The American School offers formal education for infants through 11th grade, which is the senior grade in Colombia. Classes are taught in both English and Spanish. From preschool up to 9th grade, Social Studies, Science, Mathematics, Literature, and Language Arts are taught in English. That is why the American School students have fluent command of both Spanish and English. In 10th and 11th grades students work hard in their preparation for the ICFES test, SAT and TOEFL.

Besides the bilingual program, the school offers its students plastic arts, dance, scenic arts, ballet, and sports courses.

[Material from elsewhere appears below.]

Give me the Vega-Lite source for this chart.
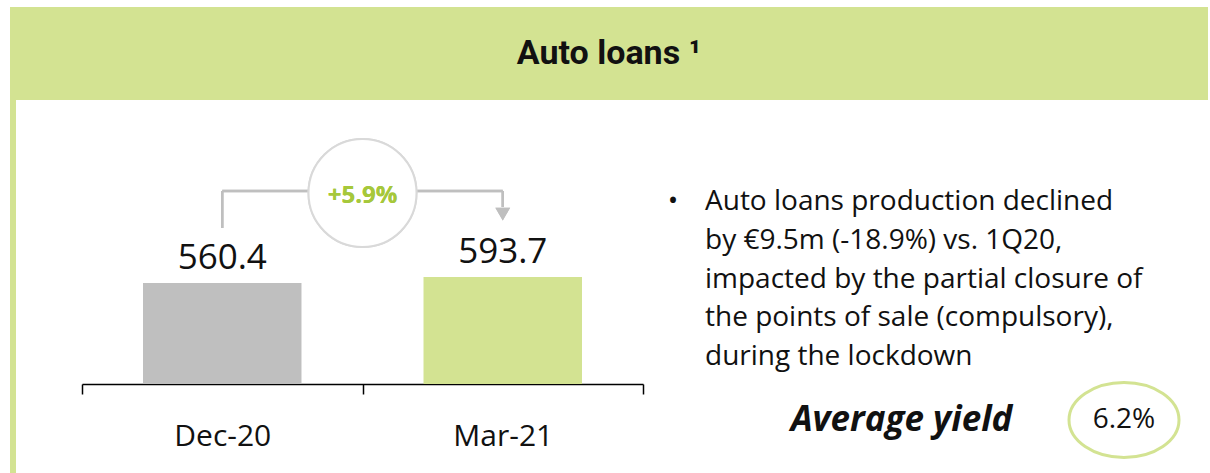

American School students participate in science fairs, musical contests, artistic, and sportive events inside and outside the school.

== History ==

The American School was founded by two young educators, Sara Melamed in 1988. Márquez's intention was to offer an alternative to the same-for-everybody education, which ruled in South American schools. Márquez decided that her new school's classes would be small and the school's teaching and learning processes would be mediated by constructivist pedagogical approaches, including the socratic questioning. Márquez also decided to establish school programs to instill self-efficacy beliefs in her students.

== Partnerships ==

The American School has strong academic ties to national and international education centers, such as Alliance Française and Universidad del Norte. The partnership with Universidad del Norte, one of the most prestigious Colombian universities, allows the American School's juniors and seniors to take college courses while in high school. If they decide to further their education at Universidad del Norte after they graduate, the passing scores obtained in the in-school college courses are validated at the university. American School students also learn French through the American School's partnership with the Alliance Française.

== Campus ==

The American School has 21 air-conditioned classrooms, a science lab, a speech lab, a library, an arts workshop, an arts room, a music room, a basketball court, a learning center, a soccer field, gardens, and playgrounds.

== Departments ==

The school has the following departments:

1. Academic department: This department is directed by the school vice principal, who is the principal's assistant concerning curricular and extracurricular activities for the students. The Academic department has two sub-departments: the Spanish and the English coordinations, which guide all the curricular activities in Spanish and English respectively.

2. Administrative department: It is composed of a team of qualified administrators and an accountant.

3. Student welfare department: It helps students in issues concerning their vocational orientation, career choices, sexual education, and counseling.